§ Goal of the exercise: Identify and copy all lines of the material where the string "that" is found.

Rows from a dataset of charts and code
▼▼▼

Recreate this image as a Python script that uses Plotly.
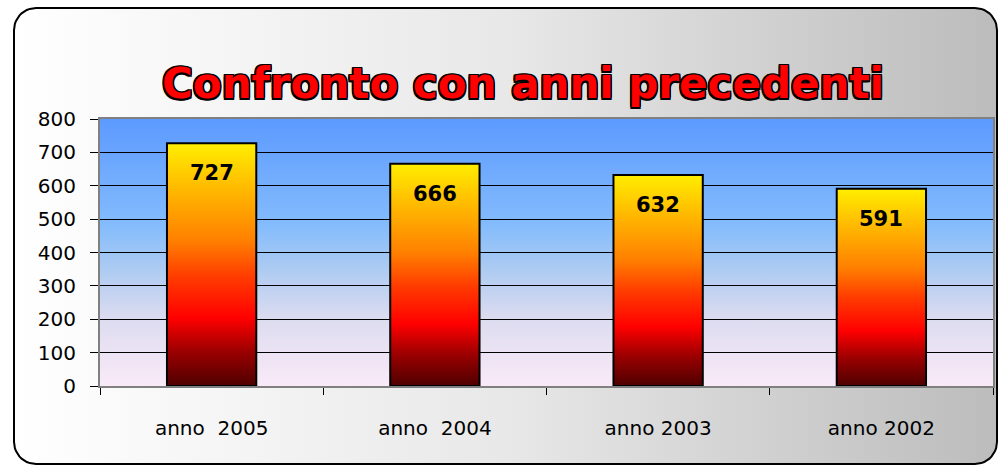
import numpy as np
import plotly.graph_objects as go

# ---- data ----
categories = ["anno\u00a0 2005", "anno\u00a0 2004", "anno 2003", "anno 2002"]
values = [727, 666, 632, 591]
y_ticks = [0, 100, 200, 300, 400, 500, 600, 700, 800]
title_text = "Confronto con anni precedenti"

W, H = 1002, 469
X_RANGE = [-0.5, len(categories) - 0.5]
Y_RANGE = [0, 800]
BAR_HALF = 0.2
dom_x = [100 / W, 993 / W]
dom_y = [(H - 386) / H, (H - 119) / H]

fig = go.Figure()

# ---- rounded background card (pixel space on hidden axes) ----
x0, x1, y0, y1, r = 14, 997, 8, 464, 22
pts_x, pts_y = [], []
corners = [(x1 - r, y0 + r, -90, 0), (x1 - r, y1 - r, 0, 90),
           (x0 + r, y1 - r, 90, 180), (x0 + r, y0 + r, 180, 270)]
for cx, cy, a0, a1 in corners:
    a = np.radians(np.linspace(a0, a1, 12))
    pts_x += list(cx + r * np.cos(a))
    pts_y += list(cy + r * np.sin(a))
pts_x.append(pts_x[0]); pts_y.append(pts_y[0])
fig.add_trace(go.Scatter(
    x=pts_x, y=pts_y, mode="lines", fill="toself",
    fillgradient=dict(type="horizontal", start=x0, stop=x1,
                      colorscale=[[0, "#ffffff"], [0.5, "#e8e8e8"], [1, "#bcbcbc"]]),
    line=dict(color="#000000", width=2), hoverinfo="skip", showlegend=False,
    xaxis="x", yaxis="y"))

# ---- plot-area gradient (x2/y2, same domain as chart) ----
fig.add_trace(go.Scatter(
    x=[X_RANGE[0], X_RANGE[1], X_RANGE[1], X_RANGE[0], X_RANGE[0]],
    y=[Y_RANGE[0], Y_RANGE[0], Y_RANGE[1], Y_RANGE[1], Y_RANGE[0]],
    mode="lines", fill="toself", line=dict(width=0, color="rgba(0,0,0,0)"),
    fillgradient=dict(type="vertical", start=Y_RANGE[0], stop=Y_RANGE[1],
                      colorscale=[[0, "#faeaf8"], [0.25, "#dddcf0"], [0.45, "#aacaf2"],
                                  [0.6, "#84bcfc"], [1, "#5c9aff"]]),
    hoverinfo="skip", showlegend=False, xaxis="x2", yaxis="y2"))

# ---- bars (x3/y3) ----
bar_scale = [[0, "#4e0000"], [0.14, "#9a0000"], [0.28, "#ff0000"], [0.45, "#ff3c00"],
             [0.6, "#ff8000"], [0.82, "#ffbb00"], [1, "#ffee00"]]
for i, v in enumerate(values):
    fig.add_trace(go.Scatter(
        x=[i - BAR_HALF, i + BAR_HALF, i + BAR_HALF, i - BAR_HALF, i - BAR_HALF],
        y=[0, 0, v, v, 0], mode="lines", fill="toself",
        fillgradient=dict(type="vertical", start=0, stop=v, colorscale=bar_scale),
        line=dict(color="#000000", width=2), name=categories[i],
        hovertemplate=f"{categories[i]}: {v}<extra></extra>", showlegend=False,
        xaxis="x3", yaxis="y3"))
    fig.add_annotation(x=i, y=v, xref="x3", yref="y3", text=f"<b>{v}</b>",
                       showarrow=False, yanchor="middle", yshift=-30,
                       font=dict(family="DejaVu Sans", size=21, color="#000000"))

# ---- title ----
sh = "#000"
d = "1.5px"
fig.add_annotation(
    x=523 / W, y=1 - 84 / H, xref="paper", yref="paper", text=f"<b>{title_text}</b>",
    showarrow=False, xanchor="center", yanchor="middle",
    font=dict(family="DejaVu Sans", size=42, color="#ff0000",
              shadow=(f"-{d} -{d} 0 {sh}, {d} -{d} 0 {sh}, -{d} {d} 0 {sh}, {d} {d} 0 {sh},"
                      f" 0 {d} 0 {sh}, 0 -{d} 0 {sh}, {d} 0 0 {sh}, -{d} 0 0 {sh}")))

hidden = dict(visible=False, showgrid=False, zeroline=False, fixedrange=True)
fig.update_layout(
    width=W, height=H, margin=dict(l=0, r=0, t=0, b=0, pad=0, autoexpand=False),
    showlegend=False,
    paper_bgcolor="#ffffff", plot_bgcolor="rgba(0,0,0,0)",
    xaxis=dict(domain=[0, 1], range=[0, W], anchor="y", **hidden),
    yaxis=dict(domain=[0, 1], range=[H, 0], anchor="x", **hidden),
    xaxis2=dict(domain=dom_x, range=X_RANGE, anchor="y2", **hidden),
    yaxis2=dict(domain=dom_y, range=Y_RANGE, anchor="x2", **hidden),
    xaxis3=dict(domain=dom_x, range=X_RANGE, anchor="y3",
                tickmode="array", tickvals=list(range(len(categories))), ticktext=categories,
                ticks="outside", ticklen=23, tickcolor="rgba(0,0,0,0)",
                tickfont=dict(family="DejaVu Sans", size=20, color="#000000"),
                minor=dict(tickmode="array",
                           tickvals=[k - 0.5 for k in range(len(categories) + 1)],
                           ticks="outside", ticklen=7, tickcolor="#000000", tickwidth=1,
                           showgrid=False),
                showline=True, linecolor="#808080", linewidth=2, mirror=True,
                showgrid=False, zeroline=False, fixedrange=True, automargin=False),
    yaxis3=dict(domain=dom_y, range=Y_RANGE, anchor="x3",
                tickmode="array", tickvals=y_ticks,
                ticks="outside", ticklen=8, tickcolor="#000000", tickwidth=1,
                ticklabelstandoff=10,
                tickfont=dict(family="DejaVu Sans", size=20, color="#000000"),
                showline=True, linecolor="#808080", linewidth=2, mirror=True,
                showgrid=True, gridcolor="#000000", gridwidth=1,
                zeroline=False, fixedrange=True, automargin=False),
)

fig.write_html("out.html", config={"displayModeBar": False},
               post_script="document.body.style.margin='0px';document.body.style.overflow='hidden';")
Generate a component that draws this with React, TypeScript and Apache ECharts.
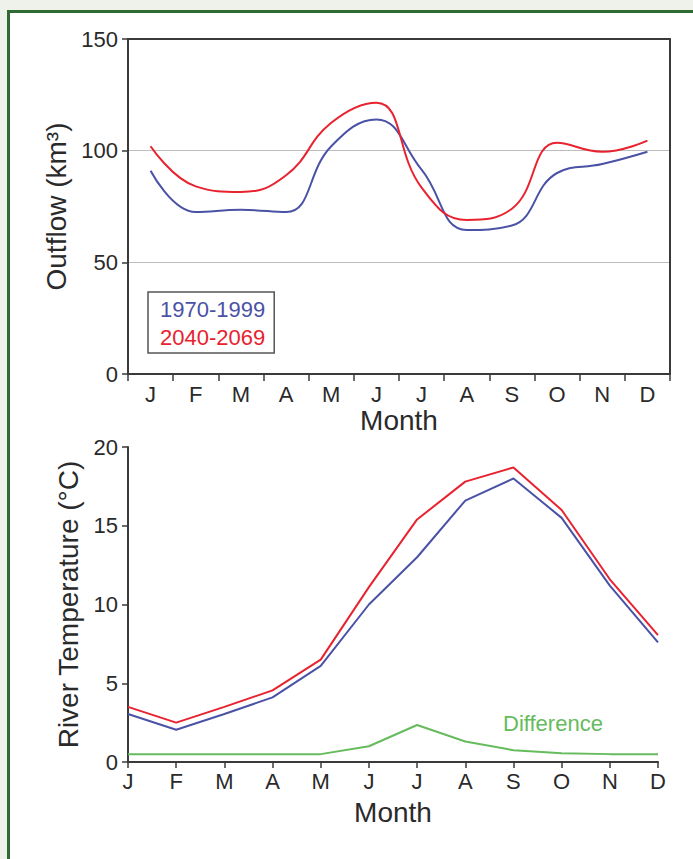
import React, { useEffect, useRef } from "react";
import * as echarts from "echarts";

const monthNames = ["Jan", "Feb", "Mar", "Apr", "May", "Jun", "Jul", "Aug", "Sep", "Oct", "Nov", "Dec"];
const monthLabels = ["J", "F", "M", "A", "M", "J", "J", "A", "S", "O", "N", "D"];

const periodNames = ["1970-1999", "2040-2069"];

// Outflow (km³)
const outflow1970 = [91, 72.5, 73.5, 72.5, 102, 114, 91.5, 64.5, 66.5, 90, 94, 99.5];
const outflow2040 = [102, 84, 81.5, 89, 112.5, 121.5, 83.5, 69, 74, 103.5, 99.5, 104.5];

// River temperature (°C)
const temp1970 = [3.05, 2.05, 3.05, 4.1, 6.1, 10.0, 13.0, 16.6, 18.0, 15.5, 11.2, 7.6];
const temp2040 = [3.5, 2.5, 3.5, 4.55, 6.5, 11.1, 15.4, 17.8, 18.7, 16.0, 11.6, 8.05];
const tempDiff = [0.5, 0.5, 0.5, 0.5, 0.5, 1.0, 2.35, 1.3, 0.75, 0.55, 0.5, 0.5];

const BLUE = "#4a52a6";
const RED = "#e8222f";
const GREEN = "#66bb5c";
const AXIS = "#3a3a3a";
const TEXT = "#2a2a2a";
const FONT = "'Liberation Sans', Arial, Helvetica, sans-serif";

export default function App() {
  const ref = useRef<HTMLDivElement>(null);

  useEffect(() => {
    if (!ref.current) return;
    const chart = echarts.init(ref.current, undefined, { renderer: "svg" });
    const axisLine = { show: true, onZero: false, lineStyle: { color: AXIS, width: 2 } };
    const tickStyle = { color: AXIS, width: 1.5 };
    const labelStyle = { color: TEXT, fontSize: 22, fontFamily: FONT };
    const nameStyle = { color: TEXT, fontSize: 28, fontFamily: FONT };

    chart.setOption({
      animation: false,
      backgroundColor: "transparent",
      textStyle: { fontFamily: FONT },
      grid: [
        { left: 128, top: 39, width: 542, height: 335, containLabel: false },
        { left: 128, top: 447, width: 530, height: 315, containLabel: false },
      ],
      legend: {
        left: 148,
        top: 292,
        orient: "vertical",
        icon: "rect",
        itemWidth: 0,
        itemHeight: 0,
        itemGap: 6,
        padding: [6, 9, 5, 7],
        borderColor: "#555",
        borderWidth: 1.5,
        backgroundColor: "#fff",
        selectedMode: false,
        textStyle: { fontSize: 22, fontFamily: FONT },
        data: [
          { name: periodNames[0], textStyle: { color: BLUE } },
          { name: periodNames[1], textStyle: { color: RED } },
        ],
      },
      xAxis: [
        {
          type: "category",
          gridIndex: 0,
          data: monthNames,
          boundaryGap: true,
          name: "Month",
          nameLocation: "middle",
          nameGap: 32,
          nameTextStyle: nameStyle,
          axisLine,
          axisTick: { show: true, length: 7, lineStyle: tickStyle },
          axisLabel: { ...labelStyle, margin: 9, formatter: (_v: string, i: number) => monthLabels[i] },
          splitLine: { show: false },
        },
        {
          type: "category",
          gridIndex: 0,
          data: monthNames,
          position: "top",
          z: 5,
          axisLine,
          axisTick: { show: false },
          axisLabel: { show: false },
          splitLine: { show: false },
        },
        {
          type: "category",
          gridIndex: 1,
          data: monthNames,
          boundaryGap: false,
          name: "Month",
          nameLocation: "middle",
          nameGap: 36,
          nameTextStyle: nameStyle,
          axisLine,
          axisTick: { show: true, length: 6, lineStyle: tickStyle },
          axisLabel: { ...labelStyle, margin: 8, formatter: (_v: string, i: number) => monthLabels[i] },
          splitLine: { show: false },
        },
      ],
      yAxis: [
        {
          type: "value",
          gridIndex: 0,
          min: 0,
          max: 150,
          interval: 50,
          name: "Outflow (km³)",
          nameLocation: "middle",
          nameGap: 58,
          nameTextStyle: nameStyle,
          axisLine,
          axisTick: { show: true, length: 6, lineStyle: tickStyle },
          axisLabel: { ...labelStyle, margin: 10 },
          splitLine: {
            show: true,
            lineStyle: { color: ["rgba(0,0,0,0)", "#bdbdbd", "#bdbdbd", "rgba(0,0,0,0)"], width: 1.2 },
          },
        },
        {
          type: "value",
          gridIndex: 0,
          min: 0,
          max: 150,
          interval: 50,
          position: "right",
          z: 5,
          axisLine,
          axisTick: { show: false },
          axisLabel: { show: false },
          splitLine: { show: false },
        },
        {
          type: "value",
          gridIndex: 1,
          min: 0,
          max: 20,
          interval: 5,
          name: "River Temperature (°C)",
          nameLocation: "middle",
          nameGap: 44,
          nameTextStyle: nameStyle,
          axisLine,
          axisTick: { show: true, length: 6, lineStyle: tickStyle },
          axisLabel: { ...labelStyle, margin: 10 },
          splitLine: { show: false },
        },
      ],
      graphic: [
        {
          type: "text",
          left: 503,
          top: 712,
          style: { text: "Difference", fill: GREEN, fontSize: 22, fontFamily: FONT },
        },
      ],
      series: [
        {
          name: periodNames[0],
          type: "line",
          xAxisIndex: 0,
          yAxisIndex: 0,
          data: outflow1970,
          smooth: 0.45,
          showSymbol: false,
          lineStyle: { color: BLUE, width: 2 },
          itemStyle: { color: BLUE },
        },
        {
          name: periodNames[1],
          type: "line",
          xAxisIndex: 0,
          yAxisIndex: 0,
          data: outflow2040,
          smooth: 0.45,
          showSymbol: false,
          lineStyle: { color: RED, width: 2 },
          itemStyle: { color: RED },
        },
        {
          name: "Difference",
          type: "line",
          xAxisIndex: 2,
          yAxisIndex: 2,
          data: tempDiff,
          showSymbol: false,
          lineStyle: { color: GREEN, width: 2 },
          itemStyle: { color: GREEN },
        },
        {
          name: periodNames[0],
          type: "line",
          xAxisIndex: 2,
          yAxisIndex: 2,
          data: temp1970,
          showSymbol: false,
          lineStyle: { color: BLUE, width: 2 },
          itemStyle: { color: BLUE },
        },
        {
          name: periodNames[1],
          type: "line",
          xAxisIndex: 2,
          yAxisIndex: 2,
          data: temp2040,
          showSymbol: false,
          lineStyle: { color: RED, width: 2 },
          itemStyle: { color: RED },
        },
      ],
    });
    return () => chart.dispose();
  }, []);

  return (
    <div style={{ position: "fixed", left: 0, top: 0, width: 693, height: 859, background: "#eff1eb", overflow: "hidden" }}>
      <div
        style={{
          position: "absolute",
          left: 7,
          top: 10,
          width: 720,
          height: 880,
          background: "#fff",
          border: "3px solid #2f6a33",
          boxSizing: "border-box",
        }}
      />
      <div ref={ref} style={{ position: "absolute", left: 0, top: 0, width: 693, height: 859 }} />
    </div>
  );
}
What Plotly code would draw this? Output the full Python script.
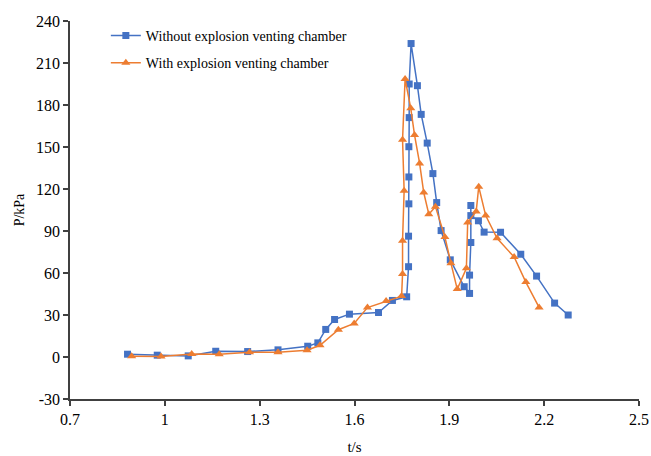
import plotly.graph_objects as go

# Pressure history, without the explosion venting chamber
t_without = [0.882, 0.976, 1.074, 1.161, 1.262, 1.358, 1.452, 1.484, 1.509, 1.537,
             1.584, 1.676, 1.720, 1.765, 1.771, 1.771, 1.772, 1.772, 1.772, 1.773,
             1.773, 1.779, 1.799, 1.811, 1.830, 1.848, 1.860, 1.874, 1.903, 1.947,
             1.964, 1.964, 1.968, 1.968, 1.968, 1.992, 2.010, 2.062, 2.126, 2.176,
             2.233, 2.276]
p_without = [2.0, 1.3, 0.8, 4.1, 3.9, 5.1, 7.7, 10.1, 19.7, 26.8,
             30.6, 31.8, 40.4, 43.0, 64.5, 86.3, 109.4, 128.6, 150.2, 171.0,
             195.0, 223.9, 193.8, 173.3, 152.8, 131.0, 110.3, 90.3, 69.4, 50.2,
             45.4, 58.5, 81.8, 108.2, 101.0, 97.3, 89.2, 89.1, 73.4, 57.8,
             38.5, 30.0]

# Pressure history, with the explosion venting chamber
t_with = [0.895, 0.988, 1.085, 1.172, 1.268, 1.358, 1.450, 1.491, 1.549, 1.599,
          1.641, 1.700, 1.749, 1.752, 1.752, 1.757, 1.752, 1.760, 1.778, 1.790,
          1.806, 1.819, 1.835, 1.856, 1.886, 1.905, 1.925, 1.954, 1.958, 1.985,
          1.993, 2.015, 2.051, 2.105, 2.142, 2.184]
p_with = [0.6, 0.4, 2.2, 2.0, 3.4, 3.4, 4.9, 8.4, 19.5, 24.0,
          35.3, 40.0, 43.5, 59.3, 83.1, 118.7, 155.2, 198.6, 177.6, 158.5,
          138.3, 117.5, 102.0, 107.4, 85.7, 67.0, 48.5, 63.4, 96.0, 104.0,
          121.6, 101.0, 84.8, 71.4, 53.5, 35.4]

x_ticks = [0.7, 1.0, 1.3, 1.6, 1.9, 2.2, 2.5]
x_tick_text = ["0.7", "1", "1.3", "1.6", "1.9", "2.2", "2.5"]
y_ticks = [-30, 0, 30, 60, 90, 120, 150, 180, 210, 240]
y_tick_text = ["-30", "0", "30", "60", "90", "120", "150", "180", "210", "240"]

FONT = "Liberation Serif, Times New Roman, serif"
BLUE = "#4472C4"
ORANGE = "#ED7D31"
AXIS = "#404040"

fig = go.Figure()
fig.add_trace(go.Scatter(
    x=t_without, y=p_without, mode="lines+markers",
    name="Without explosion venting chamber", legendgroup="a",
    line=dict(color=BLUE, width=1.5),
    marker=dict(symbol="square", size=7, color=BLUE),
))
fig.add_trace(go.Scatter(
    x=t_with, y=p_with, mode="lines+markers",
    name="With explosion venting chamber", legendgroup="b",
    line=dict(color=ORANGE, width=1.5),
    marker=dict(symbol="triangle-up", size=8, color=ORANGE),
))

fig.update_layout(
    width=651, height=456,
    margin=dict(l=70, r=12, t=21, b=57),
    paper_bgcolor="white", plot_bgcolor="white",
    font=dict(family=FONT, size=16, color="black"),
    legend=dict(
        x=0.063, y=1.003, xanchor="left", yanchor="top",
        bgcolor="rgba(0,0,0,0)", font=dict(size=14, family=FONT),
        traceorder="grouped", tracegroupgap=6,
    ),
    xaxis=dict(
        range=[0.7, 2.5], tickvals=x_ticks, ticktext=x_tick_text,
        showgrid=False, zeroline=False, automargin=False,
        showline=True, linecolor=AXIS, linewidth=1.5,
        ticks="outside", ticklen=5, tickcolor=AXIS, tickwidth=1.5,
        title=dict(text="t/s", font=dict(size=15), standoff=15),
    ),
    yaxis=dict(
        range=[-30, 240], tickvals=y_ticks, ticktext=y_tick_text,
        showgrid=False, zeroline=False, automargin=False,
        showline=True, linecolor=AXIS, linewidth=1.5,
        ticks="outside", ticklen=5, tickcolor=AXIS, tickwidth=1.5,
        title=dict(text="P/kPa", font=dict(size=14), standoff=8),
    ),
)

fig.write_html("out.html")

▲▲▲

§ Solved exercise:
Recreate this image as a Python script that uses Plotly.
Generate a component that draws this with React, TypeScript and Apache ECharts.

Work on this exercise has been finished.